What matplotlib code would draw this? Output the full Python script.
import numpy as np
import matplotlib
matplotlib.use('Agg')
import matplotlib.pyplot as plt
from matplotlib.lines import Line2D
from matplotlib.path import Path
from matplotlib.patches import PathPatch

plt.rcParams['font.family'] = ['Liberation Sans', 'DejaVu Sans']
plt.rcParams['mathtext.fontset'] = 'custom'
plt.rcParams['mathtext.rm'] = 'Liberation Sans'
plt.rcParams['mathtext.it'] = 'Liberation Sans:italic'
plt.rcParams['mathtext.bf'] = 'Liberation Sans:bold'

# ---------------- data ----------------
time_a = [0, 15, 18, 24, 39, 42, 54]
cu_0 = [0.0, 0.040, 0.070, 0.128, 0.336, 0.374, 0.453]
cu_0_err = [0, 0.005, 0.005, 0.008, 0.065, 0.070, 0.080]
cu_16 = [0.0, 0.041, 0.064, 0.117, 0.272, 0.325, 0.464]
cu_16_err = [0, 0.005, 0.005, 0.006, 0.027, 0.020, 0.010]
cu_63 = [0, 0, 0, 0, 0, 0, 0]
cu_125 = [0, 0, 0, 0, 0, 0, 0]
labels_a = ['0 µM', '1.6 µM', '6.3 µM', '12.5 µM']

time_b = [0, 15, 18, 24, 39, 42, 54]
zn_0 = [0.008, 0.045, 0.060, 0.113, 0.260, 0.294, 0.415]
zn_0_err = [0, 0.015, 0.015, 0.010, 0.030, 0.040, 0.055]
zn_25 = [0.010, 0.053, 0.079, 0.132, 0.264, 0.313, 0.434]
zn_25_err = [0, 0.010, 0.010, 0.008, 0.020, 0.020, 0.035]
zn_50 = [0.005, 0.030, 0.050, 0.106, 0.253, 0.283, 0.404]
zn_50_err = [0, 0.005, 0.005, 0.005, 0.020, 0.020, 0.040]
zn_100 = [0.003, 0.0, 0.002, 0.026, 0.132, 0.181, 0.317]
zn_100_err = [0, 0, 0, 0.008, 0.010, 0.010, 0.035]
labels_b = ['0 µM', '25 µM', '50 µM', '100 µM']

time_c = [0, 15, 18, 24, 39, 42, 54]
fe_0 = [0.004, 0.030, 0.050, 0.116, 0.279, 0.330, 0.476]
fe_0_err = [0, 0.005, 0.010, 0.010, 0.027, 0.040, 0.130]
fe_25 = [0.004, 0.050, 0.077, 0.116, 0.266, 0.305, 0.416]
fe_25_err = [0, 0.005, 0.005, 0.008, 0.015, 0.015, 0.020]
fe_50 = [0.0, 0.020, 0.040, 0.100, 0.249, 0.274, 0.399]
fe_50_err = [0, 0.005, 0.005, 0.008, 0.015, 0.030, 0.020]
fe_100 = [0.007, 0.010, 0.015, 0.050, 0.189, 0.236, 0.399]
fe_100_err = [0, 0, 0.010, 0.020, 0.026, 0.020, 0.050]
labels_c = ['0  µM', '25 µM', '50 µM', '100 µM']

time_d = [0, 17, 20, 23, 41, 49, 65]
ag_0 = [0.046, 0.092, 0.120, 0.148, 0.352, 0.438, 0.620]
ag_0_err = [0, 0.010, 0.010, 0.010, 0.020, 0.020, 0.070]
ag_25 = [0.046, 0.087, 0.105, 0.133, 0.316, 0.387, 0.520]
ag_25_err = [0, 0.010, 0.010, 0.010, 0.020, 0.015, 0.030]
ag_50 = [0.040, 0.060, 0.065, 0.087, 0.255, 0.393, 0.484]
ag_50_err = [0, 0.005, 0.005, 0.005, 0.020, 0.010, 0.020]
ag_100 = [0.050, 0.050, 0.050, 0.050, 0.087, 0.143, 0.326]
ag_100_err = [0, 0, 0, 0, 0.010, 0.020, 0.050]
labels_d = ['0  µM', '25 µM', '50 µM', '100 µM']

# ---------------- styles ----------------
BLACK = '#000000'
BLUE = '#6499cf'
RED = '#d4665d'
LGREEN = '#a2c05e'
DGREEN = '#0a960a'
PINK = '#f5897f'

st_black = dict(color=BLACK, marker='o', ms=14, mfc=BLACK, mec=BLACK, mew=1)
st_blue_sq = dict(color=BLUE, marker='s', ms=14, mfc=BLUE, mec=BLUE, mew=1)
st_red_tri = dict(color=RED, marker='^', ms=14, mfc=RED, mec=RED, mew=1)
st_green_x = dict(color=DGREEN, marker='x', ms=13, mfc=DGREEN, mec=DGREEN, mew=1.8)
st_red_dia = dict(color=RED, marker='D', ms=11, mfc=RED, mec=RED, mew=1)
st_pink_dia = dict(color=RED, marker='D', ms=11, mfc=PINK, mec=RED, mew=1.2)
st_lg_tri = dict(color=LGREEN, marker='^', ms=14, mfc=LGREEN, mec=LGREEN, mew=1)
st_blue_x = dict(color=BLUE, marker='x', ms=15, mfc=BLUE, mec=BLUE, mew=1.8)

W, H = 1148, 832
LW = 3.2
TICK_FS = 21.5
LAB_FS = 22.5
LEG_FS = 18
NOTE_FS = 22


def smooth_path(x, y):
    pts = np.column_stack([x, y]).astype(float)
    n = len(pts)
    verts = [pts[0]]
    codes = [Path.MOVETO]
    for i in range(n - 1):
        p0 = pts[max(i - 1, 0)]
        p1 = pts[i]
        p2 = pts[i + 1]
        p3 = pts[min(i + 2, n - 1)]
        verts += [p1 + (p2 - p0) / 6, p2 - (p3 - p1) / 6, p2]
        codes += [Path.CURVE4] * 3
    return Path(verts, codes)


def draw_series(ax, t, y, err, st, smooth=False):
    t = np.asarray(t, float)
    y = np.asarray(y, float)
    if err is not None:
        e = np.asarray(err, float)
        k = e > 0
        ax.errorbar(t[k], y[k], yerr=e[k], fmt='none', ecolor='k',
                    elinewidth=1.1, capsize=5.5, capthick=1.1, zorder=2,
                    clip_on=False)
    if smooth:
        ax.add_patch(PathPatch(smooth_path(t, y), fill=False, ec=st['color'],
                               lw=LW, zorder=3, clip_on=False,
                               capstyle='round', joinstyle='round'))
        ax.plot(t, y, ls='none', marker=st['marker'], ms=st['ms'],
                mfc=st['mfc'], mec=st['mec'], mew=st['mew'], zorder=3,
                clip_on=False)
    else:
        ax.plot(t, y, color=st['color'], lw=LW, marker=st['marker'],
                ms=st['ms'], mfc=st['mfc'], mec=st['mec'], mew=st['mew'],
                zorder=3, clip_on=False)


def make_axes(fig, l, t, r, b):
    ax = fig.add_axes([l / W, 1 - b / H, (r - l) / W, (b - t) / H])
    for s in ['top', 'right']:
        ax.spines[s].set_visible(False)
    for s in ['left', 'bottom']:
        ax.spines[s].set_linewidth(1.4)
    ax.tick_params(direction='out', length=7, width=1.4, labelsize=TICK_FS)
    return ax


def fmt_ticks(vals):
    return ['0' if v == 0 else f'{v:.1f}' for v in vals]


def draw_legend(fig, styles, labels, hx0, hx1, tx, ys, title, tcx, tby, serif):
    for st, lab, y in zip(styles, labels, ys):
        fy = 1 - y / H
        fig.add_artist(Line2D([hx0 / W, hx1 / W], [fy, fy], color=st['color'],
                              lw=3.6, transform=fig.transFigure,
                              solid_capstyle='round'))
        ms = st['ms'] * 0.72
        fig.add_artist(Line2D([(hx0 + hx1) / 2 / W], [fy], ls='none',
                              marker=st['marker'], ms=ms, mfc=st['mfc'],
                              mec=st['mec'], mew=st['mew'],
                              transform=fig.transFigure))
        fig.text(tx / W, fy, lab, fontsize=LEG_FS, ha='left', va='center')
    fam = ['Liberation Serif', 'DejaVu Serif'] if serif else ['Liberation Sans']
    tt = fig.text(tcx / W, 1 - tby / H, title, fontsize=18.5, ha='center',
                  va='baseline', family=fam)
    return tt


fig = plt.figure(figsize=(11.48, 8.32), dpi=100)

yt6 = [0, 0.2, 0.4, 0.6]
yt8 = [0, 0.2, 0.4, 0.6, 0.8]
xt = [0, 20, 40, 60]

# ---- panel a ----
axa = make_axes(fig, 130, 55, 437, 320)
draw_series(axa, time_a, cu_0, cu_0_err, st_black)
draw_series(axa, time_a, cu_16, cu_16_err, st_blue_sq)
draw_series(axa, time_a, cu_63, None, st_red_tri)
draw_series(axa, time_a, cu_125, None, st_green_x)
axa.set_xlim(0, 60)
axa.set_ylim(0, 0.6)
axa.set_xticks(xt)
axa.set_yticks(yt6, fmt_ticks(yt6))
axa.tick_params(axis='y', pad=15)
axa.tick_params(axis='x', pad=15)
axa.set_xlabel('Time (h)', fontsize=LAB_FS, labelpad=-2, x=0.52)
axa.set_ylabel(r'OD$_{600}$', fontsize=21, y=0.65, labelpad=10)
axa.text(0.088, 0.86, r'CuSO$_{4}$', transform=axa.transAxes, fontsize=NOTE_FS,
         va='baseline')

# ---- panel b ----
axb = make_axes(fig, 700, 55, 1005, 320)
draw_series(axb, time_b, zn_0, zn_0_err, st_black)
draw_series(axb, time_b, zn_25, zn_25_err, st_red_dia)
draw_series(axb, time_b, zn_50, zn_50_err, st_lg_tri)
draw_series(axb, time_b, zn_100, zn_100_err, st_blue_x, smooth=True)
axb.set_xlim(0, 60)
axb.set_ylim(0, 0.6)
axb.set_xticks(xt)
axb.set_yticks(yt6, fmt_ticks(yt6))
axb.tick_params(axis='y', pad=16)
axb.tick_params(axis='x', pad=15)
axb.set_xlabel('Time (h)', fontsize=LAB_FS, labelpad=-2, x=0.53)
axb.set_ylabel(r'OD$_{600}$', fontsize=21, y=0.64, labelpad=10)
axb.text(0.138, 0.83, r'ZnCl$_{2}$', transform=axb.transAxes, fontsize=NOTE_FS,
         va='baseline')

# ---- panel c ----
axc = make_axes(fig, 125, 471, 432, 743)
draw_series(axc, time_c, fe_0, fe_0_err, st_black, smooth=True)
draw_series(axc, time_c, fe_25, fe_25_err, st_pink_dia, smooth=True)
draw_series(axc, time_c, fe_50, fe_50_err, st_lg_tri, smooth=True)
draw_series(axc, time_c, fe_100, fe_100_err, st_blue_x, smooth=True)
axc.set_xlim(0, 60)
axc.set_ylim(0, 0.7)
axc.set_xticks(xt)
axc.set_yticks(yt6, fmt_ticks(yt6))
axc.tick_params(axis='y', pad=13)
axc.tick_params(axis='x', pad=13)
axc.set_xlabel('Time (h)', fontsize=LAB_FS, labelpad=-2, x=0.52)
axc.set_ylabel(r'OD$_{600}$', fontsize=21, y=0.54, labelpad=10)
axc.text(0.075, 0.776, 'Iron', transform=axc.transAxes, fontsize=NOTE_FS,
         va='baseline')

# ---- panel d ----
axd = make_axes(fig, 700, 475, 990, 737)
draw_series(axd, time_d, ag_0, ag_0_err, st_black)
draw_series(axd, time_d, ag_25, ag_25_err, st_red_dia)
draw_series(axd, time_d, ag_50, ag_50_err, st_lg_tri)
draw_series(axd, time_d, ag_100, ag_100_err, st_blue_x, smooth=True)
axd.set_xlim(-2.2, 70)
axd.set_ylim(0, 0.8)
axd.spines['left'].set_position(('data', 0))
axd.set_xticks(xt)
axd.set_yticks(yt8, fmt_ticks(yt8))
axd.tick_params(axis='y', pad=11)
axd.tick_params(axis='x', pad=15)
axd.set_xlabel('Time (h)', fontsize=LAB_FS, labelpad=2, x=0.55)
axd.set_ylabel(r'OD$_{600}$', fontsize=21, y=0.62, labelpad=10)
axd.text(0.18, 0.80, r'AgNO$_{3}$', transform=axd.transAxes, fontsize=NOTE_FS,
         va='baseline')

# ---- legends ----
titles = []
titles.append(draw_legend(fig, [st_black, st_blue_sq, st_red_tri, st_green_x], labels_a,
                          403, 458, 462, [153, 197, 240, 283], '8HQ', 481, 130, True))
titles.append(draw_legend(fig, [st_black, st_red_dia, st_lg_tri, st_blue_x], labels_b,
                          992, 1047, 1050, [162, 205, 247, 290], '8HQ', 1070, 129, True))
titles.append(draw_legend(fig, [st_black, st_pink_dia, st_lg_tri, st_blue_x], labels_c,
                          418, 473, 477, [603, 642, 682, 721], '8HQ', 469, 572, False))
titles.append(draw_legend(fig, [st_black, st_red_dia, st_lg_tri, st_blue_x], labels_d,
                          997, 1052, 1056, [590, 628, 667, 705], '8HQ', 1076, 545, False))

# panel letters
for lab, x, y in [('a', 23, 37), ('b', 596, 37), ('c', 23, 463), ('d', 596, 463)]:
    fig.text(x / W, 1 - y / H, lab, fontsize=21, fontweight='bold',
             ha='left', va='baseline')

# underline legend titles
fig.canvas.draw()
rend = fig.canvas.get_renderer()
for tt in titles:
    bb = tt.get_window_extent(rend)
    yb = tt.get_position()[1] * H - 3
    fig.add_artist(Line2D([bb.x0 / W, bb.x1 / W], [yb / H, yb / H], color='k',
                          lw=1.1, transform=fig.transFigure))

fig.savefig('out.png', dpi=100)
· · · ·
## What the task asks
Return the lines above precisely as they appear, beginning at the first line and ending at the line with "from matplotlib.patches import PathPatch", and nothing after it.

## Exercise answer
What matplotlib code would draw this? Output the full Python script.
import numpy as np
import matplotlib
matplotlib.use('Agg')
import matplotlib.pyplot as plt
from matplotlib.lines import Line2D
from matplotlib.path import Path
from matplotlib.patches import PathPatch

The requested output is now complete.